Mompou studied piano at the Conservatorio del Liceo in Barcelona and gave his first concert at the age of 15. Three years later, with a letter of recommendation from composer Granados, he went to Paris to study piano and harmony. While there, he wrote his first piano pieces, the Impresiones intimas (1911-1914).

He became very taken with Debussy and the modern French composers, especially the spare melodiousness of Erik Satie. Mompou characterized this Satie quality in his music as "recomençament" (starting over at the beginning), a return to a kind of fundamental, basic state of realization. In emulation of Satie, Mompou adopted his method of scoring (in many of the piano works) by eliminating bar lines and key signatures, and (like Bartók and other composers) placing accidentals only before the notes to which they immediately apply. He also picked up the idea of inserting unusual and often illogically humorous comments, directions, and surreal images in the score, which actually serve to suggest the mood of a passage more adequately than the normal emotional and articulation markings -- some of Mompou's directions were "Chantez avec le fraîcheur de l'herbe humide" and "Donnez des excuses."

When World War I broke out, Mompou returned to Barcelona, where he continued composing from 1914-1921. His works at that time include the song L'hora grisa (1915) to words by Blancafort, and the piano sets Pessebres (1914-1917), Scènes d'enfants (1915-1918), Cants mágìcs (1917-1919), Fêtes lointaines (1920), and Charmes (1920-1921). Suburbis (1916-1917) contains musical portraits of people encountered during Mompou's long walks. They were richly orchestrated by Manuel Rosenthal in 1936. In El carrer, el guitarrista i el cavall (The road, the guitarist and the old horse) a trumpet tune suggests the slow progress of a cart loaded with stone drawn by a weary horse "with large, sad eyes." An old man grinds a (wonderfully imitated) barrel organ. Gitane I and Gitane II draw portraits of two female gypsy friends, La Fana and La Chatuncha, through teasing dance music. La cegueta expresses gentle empathy for "the little blind girl" whose slow, uncertain walk is expressed by mirrored patterns. In L'home de l'Aristó (The ariston player) we hear a jolly pieces played again by the wandering beggar musician.

In 1921 Mompou returned to Paris where he remained 20 years, and then returned permanently to Barcelona. He was made a Chevalier des Arts et des Lettres by the French government, and elected to the Royal Academy of San Jorge in Barcelona and of San Fernando in Madrid.

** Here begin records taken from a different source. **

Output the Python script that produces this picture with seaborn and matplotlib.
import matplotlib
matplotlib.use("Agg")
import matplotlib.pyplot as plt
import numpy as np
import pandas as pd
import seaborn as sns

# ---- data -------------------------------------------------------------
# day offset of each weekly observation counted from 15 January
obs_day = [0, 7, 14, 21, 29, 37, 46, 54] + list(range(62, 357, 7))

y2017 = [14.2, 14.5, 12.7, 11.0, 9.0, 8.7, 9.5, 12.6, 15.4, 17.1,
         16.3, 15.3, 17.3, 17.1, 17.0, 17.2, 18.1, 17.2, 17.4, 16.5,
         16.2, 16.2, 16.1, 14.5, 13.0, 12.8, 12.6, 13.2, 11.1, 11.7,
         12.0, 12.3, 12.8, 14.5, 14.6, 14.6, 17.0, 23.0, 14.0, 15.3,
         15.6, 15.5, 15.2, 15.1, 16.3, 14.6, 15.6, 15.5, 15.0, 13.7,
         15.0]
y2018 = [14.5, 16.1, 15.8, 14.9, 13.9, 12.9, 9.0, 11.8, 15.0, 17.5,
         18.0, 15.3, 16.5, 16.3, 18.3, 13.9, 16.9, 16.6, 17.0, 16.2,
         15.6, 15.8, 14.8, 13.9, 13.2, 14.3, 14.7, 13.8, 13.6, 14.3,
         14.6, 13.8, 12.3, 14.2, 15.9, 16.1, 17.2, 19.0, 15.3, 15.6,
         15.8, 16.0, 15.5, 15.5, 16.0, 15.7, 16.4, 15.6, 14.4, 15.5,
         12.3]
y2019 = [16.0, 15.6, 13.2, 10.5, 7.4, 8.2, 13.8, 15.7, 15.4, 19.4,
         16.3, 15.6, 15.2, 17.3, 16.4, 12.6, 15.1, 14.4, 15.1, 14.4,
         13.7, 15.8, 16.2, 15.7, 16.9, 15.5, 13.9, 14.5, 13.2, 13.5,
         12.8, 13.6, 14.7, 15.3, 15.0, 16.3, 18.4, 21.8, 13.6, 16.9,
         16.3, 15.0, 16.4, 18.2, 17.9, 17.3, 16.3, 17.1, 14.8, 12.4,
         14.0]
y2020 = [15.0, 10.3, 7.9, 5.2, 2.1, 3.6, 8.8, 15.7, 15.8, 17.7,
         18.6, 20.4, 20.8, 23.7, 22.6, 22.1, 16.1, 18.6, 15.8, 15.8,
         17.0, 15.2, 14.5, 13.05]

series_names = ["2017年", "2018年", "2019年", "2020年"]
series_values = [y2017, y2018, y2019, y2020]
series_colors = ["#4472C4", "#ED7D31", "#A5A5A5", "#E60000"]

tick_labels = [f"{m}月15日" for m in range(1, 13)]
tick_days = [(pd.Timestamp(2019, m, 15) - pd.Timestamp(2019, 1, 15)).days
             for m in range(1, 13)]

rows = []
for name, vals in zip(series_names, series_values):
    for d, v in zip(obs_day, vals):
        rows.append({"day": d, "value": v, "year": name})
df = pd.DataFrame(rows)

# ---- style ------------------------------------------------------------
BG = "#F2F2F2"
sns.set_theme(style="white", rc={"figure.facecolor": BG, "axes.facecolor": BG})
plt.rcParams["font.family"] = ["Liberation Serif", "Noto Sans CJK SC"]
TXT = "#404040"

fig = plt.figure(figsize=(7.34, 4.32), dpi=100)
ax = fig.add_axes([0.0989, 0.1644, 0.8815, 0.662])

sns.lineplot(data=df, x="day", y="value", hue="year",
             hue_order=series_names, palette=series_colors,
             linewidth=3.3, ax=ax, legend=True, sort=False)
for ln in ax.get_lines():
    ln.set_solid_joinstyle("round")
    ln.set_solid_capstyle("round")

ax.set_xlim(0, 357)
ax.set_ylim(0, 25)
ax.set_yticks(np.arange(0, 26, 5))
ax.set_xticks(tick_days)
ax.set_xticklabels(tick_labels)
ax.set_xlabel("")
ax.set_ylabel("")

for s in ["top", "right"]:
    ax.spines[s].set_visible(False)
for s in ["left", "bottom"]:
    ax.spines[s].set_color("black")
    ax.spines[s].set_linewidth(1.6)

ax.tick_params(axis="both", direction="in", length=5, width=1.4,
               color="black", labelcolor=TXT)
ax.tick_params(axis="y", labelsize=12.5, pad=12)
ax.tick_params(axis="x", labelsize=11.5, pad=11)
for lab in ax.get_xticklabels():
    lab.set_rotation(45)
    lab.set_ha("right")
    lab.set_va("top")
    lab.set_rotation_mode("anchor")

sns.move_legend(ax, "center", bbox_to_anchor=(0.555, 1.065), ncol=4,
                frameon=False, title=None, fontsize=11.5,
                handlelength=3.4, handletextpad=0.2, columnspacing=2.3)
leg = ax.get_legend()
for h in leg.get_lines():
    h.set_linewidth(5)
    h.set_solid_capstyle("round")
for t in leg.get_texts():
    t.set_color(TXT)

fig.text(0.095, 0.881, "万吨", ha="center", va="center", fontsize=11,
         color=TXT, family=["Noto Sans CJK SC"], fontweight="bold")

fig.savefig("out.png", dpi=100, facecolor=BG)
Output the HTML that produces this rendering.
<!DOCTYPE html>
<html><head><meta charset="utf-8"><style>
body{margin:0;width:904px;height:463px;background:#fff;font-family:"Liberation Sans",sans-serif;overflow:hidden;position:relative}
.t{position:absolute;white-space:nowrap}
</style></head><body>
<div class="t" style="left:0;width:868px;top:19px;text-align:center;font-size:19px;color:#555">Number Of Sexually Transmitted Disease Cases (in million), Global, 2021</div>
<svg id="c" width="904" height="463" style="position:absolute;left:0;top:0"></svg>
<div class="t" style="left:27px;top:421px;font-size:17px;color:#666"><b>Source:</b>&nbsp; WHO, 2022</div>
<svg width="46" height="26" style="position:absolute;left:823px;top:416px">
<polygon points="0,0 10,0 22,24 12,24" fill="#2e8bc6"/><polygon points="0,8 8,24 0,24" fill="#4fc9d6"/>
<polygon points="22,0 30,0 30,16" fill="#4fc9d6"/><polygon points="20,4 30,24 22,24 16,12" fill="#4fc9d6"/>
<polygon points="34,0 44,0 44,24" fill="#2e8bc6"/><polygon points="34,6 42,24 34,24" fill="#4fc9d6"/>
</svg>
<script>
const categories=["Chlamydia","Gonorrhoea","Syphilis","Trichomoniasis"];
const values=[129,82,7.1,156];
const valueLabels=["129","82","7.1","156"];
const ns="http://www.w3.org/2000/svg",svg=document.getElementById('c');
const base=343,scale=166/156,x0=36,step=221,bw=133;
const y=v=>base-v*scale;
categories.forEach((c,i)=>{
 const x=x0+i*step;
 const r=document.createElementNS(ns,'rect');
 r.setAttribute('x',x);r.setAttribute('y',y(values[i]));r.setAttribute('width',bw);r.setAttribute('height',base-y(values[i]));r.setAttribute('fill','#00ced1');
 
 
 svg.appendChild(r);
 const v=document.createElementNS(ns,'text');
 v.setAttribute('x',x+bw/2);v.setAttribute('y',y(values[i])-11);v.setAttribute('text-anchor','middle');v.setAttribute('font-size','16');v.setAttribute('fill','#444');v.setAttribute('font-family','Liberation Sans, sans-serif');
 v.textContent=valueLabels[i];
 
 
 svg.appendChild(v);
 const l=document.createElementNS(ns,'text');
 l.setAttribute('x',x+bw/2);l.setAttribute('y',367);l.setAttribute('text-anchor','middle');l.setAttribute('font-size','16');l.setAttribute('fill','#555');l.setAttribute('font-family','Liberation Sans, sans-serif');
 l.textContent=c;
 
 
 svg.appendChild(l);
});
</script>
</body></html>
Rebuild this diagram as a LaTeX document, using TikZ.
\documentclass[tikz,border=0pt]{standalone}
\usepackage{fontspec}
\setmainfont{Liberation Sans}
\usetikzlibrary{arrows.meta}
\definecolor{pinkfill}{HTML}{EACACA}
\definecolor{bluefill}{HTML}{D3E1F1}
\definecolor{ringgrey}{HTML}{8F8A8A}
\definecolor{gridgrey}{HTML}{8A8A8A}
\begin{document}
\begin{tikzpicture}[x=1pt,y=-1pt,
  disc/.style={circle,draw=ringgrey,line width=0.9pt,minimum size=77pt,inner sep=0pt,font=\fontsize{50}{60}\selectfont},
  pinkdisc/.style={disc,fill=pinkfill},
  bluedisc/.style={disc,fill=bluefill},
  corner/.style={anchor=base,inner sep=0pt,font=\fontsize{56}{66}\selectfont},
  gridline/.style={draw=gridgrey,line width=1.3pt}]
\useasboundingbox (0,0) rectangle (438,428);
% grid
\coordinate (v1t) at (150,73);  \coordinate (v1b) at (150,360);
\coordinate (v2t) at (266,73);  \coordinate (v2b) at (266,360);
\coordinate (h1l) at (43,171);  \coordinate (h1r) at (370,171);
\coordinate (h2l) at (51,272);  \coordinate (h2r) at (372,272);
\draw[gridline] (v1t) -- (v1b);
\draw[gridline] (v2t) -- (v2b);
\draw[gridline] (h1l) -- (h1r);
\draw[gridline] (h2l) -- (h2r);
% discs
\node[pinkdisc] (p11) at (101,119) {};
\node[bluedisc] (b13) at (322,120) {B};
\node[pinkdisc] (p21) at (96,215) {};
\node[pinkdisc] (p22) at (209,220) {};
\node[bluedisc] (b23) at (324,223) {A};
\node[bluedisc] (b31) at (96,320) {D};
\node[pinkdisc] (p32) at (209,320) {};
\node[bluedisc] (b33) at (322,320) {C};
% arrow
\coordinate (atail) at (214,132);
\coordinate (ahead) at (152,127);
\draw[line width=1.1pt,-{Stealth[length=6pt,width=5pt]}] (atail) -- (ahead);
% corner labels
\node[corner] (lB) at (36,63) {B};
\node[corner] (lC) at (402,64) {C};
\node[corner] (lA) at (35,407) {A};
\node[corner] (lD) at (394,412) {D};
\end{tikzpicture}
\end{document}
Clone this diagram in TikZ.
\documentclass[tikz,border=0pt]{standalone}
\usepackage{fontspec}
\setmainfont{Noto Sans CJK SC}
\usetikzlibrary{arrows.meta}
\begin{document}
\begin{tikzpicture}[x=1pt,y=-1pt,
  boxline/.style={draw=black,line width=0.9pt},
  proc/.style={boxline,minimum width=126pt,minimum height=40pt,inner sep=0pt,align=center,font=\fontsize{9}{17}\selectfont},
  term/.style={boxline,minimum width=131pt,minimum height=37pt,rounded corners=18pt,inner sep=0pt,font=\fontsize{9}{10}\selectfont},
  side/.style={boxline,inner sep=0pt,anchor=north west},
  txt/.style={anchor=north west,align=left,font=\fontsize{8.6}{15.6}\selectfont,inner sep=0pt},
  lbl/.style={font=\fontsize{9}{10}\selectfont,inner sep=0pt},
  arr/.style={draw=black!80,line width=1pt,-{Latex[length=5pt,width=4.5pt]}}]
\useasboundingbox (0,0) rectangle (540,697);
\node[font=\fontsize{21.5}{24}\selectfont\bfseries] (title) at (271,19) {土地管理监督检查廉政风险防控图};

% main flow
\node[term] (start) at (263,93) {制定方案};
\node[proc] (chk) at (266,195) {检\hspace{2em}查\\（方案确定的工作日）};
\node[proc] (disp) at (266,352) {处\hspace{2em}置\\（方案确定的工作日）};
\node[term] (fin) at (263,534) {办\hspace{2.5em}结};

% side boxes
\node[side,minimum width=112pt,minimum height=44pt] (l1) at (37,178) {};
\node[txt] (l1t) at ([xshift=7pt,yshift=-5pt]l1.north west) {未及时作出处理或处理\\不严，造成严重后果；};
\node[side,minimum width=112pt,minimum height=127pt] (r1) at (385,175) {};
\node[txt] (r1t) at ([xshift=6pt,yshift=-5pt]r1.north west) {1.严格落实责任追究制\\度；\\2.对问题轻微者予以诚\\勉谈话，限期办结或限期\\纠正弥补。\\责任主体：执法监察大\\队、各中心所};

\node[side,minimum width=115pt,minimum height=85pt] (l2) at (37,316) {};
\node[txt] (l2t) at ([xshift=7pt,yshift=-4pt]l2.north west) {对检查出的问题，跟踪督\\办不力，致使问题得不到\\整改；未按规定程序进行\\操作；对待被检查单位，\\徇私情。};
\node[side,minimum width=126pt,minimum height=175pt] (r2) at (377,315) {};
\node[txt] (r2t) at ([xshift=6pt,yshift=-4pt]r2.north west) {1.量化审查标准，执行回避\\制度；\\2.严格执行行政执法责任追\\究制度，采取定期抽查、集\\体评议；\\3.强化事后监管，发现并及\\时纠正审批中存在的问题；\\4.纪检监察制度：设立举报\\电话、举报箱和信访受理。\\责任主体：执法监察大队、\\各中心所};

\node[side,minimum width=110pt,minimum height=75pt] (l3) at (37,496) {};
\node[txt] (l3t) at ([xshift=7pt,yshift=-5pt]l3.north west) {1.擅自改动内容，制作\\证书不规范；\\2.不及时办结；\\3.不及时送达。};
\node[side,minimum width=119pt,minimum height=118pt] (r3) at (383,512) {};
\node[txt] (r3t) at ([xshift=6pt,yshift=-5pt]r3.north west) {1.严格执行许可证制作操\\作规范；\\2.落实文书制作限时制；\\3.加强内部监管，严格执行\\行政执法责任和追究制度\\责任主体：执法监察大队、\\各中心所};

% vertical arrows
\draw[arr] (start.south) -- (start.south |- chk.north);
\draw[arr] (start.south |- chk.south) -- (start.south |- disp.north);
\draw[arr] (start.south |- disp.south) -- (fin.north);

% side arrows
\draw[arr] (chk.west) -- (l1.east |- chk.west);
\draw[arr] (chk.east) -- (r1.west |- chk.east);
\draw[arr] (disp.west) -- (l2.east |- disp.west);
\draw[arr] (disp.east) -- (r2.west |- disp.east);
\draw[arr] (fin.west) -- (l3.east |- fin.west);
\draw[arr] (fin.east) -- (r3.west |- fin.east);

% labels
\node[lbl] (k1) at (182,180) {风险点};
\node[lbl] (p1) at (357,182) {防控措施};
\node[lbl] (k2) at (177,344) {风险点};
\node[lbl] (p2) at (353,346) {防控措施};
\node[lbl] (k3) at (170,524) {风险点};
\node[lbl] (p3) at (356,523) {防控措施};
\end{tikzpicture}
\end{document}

The creation of many piano sets extended over large time spans: the 12 Cançons i dansas (1921-1928, 1942-1962), the ten Préludes (1927-1930, 1943-1951), Variaciones sobre un tema di Chopin (1938-57), the brilliant and evocative Paisajes (1942-1960), and Música callada (1959-1967).

Several of his significant songs include the Comptines I-VI (1931, 1943), Combat del somni (1942-1948), and Llueve sobre el rio, Pastoral (1945). His works for chorus are the Cantar del alma (1951) with text from St. John of the Cross, and Improperios (1963) for chorus and orchestra.